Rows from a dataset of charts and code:
* Start *

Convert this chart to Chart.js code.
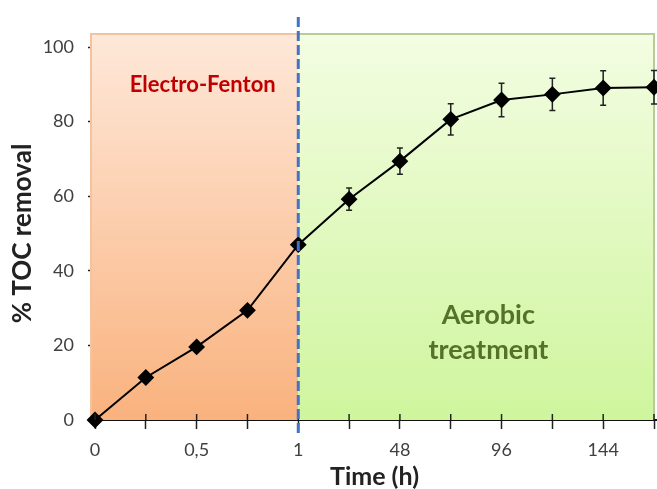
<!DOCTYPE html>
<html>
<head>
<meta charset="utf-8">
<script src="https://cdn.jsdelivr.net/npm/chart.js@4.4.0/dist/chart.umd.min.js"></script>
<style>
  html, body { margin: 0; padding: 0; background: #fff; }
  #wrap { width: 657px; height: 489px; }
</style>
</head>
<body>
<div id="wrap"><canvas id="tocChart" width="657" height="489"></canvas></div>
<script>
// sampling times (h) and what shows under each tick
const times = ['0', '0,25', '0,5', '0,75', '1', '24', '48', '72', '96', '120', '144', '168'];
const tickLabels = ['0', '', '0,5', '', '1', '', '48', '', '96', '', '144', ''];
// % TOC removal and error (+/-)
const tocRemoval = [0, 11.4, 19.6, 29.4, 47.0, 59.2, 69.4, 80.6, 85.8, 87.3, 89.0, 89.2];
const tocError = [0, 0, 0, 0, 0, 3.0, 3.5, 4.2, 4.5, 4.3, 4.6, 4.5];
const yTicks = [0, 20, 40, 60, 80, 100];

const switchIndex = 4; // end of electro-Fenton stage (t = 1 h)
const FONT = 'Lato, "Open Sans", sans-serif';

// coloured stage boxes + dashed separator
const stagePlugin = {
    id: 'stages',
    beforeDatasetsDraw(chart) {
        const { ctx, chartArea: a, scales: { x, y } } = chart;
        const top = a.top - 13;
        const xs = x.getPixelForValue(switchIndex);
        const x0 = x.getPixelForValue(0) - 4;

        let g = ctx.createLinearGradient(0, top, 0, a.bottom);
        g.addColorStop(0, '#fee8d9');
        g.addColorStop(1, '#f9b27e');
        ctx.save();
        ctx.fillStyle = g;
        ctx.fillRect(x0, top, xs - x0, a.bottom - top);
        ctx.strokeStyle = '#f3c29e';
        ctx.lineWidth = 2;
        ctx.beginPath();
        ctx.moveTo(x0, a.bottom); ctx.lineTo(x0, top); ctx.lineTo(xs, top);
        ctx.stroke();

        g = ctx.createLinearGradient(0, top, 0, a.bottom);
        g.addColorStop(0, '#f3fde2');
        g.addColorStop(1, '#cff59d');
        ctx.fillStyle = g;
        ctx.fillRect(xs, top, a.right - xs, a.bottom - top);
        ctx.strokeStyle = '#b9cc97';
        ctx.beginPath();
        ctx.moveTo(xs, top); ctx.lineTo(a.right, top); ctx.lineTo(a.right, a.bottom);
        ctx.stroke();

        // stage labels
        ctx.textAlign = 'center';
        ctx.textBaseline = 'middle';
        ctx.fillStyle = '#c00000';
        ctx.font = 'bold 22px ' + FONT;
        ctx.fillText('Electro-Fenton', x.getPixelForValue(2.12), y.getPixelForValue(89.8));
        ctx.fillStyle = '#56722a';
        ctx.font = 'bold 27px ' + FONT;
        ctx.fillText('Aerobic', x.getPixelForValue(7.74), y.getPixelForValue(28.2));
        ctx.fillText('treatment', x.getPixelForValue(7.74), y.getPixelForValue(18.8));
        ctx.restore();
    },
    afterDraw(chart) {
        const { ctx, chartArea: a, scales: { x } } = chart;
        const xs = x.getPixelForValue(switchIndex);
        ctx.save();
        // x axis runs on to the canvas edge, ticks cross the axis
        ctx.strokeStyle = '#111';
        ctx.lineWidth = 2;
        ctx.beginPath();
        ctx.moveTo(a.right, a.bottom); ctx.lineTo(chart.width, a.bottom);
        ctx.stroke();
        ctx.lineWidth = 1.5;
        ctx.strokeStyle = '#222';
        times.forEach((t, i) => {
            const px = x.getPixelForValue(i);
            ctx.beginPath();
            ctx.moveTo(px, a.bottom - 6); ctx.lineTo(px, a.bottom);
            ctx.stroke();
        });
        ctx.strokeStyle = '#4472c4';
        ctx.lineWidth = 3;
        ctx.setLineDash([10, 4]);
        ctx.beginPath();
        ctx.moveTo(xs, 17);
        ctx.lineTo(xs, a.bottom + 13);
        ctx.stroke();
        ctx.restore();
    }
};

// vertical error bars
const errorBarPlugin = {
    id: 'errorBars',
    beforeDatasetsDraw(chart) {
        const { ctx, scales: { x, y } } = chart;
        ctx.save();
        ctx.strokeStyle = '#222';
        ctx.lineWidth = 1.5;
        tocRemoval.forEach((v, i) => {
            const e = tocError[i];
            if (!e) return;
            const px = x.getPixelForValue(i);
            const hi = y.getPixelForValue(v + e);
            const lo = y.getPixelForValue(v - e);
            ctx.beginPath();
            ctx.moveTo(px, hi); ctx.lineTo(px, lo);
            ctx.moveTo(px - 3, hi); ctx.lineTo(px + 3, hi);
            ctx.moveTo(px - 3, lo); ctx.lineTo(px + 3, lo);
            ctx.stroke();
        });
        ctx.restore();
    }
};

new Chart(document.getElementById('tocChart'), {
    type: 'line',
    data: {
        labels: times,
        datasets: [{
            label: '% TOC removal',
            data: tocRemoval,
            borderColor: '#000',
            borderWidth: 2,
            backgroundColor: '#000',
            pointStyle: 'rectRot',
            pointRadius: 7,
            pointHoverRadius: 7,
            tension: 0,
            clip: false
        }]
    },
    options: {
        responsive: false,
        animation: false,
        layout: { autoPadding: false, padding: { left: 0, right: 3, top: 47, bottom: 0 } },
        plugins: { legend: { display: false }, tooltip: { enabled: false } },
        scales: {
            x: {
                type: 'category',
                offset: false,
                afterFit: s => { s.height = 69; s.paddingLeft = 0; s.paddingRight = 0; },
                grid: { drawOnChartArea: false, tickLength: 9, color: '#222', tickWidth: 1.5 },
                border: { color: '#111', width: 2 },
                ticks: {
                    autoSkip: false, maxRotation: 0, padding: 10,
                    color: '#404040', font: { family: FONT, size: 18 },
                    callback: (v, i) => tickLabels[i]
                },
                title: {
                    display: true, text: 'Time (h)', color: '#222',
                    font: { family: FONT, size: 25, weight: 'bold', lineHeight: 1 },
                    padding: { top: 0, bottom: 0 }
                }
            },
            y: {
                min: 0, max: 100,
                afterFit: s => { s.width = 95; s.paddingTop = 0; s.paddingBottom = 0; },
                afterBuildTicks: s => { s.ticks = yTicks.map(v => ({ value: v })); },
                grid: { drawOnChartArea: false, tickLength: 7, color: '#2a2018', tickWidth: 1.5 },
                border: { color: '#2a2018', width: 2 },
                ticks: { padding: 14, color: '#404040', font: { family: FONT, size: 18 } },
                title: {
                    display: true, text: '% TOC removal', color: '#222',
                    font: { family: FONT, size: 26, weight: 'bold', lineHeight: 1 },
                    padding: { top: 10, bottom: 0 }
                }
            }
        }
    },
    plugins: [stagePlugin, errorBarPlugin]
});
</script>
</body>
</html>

* End *
* Start *

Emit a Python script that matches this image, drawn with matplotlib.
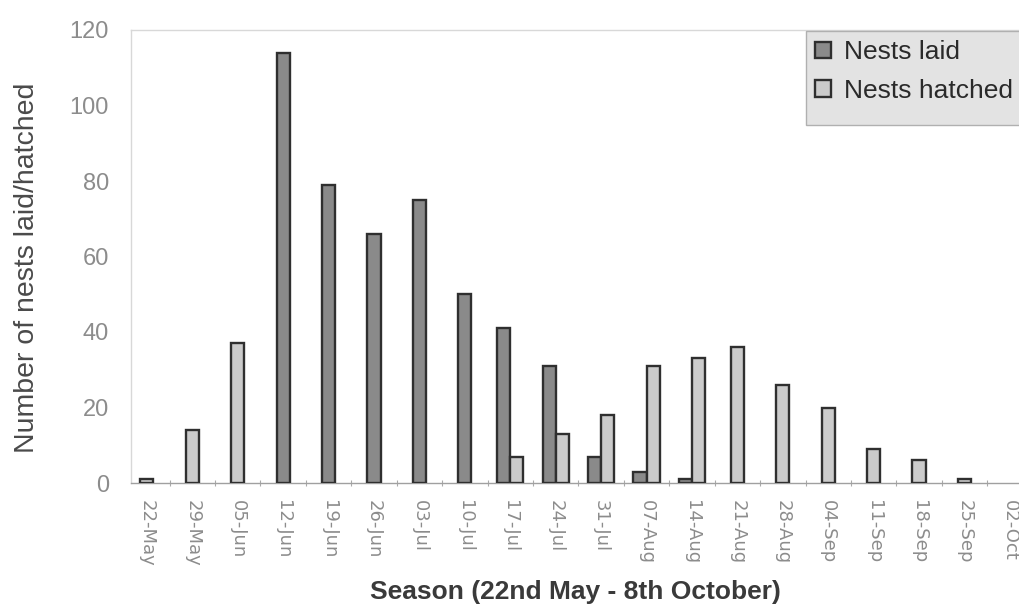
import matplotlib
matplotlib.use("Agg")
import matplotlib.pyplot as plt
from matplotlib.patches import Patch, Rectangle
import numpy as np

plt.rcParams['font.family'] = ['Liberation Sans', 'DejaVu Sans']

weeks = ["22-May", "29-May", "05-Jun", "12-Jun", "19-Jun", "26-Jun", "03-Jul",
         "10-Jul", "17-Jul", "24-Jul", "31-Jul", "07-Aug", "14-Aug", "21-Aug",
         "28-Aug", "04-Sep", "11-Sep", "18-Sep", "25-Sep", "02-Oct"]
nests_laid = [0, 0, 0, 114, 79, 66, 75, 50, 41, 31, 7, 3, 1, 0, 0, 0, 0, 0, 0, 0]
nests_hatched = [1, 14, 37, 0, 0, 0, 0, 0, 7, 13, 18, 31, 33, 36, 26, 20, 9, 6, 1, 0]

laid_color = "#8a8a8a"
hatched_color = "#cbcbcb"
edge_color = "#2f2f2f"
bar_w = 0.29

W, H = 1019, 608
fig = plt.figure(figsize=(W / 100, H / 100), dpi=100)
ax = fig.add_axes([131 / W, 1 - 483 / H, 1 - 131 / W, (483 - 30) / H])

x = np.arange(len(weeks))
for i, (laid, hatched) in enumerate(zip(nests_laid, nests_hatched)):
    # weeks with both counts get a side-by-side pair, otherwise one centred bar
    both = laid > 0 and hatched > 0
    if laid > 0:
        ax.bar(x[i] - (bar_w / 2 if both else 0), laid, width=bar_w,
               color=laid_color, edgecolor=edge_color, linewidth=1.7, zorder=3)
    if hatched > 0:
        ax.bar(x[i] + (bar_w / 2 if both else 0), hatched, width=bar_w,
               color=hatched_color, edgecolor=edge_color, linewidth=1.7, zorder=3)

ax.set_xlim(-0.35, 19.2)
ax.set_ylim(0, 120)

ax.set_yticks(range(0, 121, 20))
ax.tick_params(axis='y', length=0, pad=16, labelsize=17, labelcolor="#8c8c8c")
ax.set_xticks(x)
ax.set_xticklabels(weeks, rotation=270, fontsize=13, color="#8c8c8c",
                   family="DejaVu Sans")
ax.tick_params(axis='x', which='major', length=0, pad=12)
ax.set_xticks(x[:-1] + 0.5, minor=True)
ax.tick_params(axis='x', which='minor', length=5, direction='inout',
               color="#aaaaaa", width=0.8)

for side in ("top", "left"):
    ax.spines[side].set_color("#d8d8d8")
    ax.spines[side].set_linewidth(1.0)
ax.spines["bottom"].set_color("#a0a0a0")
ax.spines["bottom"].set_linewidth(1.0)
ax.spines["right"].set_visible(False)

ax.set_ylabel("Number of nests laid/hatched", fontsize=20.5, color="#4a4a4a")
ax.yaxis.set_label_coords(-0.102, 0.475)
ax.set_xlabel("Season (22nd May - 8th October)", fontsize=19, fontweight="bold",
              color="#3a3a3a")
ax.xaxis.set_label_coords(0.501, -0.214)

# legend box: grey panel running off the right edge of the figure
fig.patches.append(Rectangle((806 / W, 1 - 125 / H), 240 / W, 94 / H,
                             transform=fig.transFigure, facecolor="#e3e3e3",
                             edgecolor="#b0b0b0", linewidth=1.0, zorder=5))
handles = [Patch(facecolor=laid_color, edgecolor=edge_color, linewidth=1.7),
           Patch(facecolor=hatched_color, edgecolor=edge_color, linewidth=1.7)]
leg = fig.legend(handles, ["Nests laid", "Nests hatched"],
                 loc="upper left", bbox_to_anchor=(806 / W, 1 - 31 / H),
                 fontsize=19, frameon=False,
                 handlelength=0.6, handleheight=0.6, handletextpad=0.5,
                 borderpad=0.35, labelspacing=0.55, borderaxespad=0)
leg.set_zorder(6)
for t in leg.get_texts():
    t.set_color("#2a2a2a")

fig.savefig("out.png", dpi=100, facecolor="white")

* End *

Task statement: Please quote only the span of lines whose first line contains "Emit a Python" and whose last line contains "ax = fig.add_axes([131", leaving every picture out.

Response to this task:
Emit a Python script that matches this image, drawn with matplotlib.
import matplotlib
matplotlib.use("Agg")
import matplotlib.pyplot as plt
from matplotlib.patches import Patch, Rectangle
import numpy as np

plt.rcParams['font.family'] = ['Liberation Sans', 'DejaVu Sans']

weeks = ["22-May", "29-May", "05-Jun", "12-Jun", "19-Jun", "26-Jun", "03-Jul",
         "10-Jul", "17-Jul", "24-Jul", "31-Jul", "07-Aug", "14-Aug", "21-Aug",
         "28-Aug", "04-Sep", "11-Sep", "18-Sep", "25-Sep", "02-Oct"]
nests_laid = [0, 0, 0, 114, 79, 66, 75, 50, 41, 31, 7, 3, 1, 0, 0, 0, 0, 0, 0, 0]
nests_hatched = [1, 14, 37, 0, 0, 0, 0, 0, 7, 13, 18, 31, 33, 36, 26, 20, 9, 6, 1, 0]

laid_color = "#8a8a8a"
hatched_color = "#cbcbcb"
edge_color = "#2f2f2f"
bar_w = 0.29

W, H = 1019, 608
fig = plt.figure(figsize=(W / 100, H / 100), dpi=100)
ax = fig.add_axes([131 / W, 1 - 483 / H, 1 - 131 / W, (483 - 30) / H])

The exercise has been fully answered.